-- START MATERIAL --

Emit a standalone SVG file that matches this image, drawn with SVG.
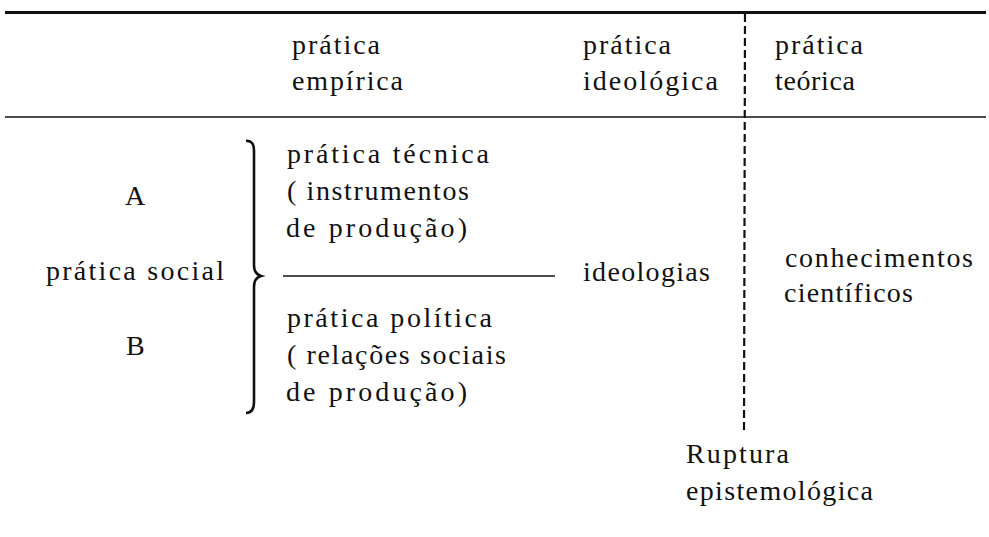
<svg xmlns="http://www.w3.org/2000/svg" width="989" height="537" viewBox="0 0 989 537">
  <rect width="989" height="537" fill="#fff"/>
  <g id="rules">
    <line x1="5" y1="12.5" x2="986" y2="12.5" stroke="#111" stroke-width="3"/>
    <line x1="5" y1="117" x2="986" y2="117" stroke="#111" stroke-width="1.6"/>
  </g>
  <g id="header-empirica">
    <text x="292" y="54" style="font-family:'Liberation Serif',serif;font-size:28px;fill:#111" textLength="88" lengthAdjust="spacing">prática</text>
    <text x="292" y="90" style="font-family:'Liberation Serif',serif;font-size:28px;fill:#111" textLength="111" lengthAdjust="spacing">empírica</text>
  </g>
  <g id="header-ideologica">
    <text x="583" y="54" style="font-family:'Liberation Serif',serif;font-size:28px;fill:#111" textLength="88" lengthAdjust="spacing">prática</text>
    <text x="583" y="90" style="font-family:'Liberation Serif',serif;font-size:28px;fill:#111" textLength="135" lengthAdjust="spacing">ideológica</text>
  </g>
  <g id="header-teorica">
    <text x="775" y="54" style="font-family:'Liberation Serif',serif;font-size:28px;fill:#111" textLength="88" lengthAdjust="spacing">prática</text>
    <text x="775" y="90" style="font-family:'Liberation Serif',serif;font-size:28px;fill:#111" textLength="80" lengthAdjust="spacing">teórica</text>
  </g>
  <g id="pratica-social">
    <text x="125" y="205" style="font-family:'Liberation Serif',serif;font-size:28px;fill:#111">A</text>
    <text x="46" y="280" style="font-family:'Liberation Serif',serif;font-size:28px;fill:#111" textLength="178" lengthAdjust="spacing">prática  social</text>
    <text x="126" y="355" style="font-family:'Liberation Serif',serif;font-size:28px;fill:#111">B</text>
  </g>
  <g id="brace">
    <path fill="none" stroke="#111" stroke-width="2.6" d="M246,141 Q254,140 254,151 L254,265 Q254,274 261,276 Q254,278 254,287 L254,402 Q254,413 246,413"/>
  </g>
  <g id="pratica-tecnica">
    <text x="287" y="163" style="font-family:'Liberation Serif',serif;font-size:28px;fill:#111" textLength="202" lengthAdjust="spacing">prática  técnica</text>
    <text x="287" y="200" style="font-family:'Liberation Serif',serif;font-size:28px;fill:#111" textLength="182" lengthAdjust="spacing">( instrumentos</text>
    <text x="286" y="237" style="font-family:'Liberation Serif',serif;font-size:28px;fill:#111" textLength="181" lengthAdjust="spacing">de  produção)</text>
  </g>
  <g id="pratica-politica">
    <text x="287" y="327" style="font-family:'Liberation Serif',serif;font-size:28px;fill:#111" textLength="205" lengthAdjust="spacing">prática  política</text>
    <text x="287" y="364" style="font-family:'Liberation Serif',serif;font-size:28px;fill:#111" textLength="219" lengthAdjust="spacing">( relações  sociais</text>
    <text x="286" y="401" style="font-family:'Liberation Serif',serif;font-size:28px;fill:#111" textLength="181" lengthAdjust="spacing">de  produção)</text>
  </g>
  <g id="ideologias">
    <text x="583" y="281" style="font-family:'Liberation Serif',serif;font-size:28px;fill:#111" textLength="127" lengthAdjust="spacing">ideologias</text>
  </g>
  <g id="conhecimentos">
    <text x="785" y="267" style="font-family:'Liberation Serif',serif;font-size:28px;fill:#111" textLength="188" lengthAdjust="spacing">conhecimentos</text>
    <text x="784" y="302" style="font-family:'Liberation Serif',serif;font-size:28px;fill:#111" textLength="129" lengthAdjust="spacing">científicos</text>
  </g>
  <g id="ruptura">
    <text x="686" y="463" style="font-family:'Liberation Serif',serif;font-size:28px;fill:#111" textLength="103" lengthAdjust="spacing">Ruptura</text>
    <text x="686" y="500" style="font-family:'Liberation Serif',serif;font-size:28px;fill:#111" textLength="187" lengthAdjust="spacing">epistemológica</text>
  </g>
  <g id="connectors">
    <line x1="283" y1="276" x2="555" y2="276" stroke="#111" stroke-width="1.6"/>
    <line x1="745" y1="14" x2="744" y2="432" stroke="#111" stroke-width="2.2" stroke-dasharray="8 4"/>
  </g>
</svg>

-- END MATERIAL --

EXERCISE DETAILS:
All the lines above are to be reproduced exactly, except the pictures.

SOLUTION FOR THIS EXERCISE:
Emit a standalone SVG file that matches this image, drawn with SVG.
<svg xmlns="http://www.w3.org/2000/svg" width="989" height="537" viewBox="0 0 989 537">
  <rect width="989" height="537" fill="#fff"/>
  <g id="rules">
    <line x1="5" y1="12.5" x2="986" y2="12.5" stroke="#111" stroke-width="3"/>
    <line x1="5" y1="117" x2="986" y2="117" stroke="#111" stroke-width="1.6"/>
  </g>
  <g id="header-empirica">
    <text x="292" y="54" style="font-family:'Liberation Serif',serif;font-size:28px;fill:#111" textLength="88" lengthAdjust="spacing">prática</text>
    <text x="292" y="90" style="font-family:'Liberation Serif',serif;font-size:28px;fill:#111" textLength="111" lengthAdjust="spacing">empírica</text>
  </g>
  <g id="header-ideologica">
    <text x="583" y="54" style="font-family:'Liberation Serif',serif;font-size:28px;fill:#111" textLength="88" lengthAdjust="spacing">prática</text>
    <text x="583" y="90" style="font-family:'Liberation Serif',serif;font-size:28px;fill:#111" textLength="135" lengthAdjust="spacing">ideológica</text>
  </g>
  <g id="header-teorica">
    <text x="775" y="54" style="font-family:'Liberation Serif',serif;font-size:28px;fill:#111" textLength="88" lengthAdjust="spacing">prática</text>
    <text x="775" y="90" style="font-family:'Liberation Serif',serif;font-size:28px;fill:#111" textLength="80" lengthAdjust="spacing">teórica</text>
  </g>
  <g id="pratica-social">
    <text x="125" y="205" style="font-family:'Liberation Serif',serif;font-size:28px;fill:#111">A</text>
    <text x="46" y="280" style="font-family:'Liberation Serif',serif;font-size:28px;fill:#111" textLength="178" lengthAdjust="spacing">prática  social</text>
    <text x="126" y="355" style="font-family:'Liberation Serif',serif;font-size:28px;fill:#111">B</text>
  </g>
  <g id="brace">
    <path fill="none" stroke="#111" stroke-width="2.6" d="M246,141 Q254,140 254,151 L254,265 Q254,274 261,276 Q254,278 254,287 L254,402 Q254,413 246,413"/>
  </g>
  <g id="pratica-tecnica">
    <text x="287" y="163" style="font-family:'Liberation Serif',serif;font-size:28px;fill:#111" textLength="202" lengthAdjust="spacing">prática  técnica</text>
    <text x="287" y="200" style="font-family:'Liberation Serif',serif;font-size:28px;fill:#111" textLength="182" lengthAdjust="spacing">( instrumentos</text>
    <text x="286" y="237" style="font-family:'Liberation Serif',serif;font-size:28px;fill:#111" textLength="181" lengthAdjust="spacing">de  produção)</text>
  </g>
  <g id="pratica-politica">
    <text x="287" y="327" style="font-family:'Liberation Serif',serif;font-size:28px;fill:#111" textLength="205" lengthAdjust="spacing">prática  política</text>
    <text x="287" y="364" style="font-family:'Liberation Serif',serif;font-size:28px;fill:#111" textLength="219" lengthAdjust="spacing">( relações  sociais</text>
    <text x="286" y="401" style="font-family:'Liberation Serif',serif;font-size:28px;fill:#111" textLength="181" lengthAdjust="spacing">de  produção)</text>
  </g>
  <g id="ideologias">
    <text x="583" y="281" style="font-family:'Liberation Serif',serif;font-size:28px;fill:#111" textLength="127" lengthAdjust="spacing">ideologias</text>
  </g>
  <g id="conhecimentos">
    <text x="785" y="267" style="font-family:'Liberation Serif',serif;font-size:28px;fill:#111" textLength="188" lengthAdjust="spacing">conhecimentos</text>
    <text x="784" y="302" style="font-family:'Liberation Serif',serif;font-size:28px;fill:#111" textLength="129" lengthAdjust="spacing">científicos</text>
  </g>
  <g id="ruptura">
    <text x="686" y="463" style="font-family:'Liberation Serif',serif;font-size:28px;fill:#111" textLength="103" lengthAdjust="spacing">Ruptura</text>
    <text x="686" y="500" style="font-family:'Liberation Serif',serif;font-size:28px;fill:#111" textLength="187" lengthAdjust="spacing">epistemológica</text>
  </g>
  <g id="connectors">
    <line x1="283" y1="276" x2="555" y2="276" stroke="#111" stroke-width="1.6"/>
    <line x1="745" y1="14" x2="744" y2="432" stroke="#111" stroke-width="2.2" stroke-dasharray="8 4"/>
  </g>
</svg>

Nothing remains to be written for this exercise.